- Sire: Pivotal
- Grandsire: Polar Falcon
- Dam: Heavenly Ray
- Damsire: Rahy
- Sex: Mare
- Foaled: 1999
- Country: Great Britain
- Colour: Chestnut
- Breeder: Cheveley Park Stud Ltd.
- Owner: Michael Bello
- Trainer: Robert J. Frankel
- Record: 34: 14-6-5
- Earnings: US$2,261,594

Major wins
- Blue Norther Stakes (2002) Some Sensation Stakes (2002) Providencia Stakes (2002) Honeymoon Breeders' Cup Handicap (2002) American Oaks (2002) Santa Barbara Handicap (2003, 2004, 2005) John C. Mabee Handicap (2003) San Gorgonio Handicap (2004) Beverly Hills Handicap (2005) Santa Ana Handicap (2005) Yellow Ribbon Stakes (2005)

Honours
- Grade III Megahertz Stakes

= Megahertz (horse) =

British-bred Thoroughbred racehorse

Megahertz (foaled May 4, 1999 in Great Britain) is a Thoroughbred racehorse who raced in France and the United States.

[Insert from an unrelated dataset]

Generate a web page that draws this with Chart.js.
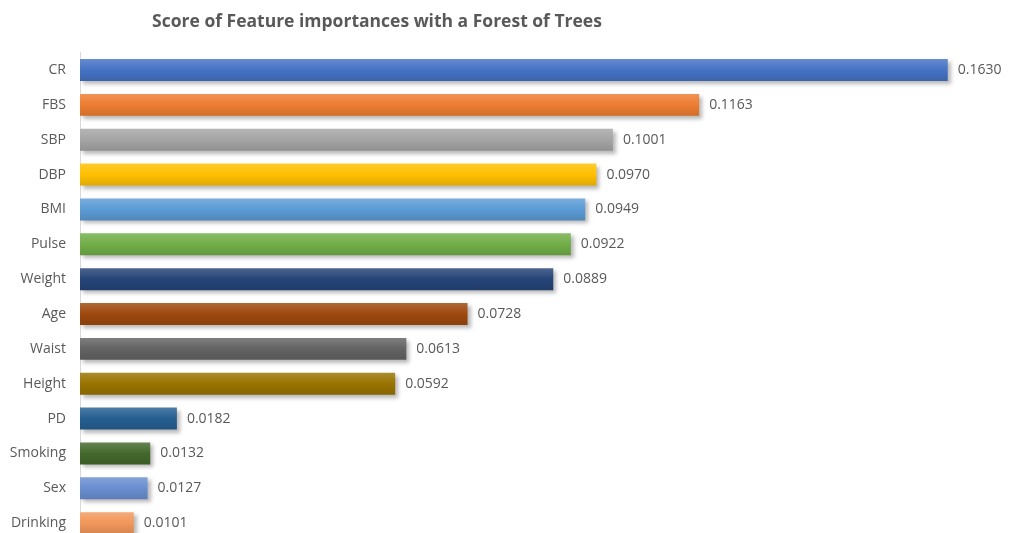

Raced at age two, Megahertz made eight starts, compiling a record of 1-1-2. Her only win came in the Prix Hotel du Golf Barriere at the Deauville-La Touques Racecourse. Owned by trainer Robert Collet, after her first two starts Megahertz was sold to a racing partnership and her training was taken over by Nicolas Clement. At the end of the year she was sold to American Michael Bello who brought her to the California stable of Bobby Frankel.

Megahertz made her first start in the United States on January 9, 2002, winning the Blue Norther Stakes at Santa Anita Park. She did it in what would become her trademark style, coming from the back of the field to win in the homestretch. She went on to win another four stakes that year including the American Oaks. As a four-year-old, Megahertz won the Santa Barbara Handicap and her first Grade I event, the John C. Mabee Handicap. Back on the track at age five in 2004, she won the San Gorgonio Handicap and her second Santa Barbara Handicap. In her final year of racing at age six, Megahertz won the Beverly Hills and Santa Ana Handicaps, plus a record third straight Santa Barbara Handicap. From 2003 through 2005, Megahertz competed in the Breeders' Cup Filly & Mare Turf, earning her best finish in 2004 when she finished fifth to winner, Ouija Board.

Retired from racing, Megahertz was bred to Giant's Causeway and produced a colt named Causeithertz on February 18, 2007. At the November 2007 Keeneland Sales, owner Michael Bello sold Megahertz in foal to Bernardini for $2.1 million to Roy and Gretchen Jackson's Lael Stable. On February 29, 2008 she gave birth to a filly.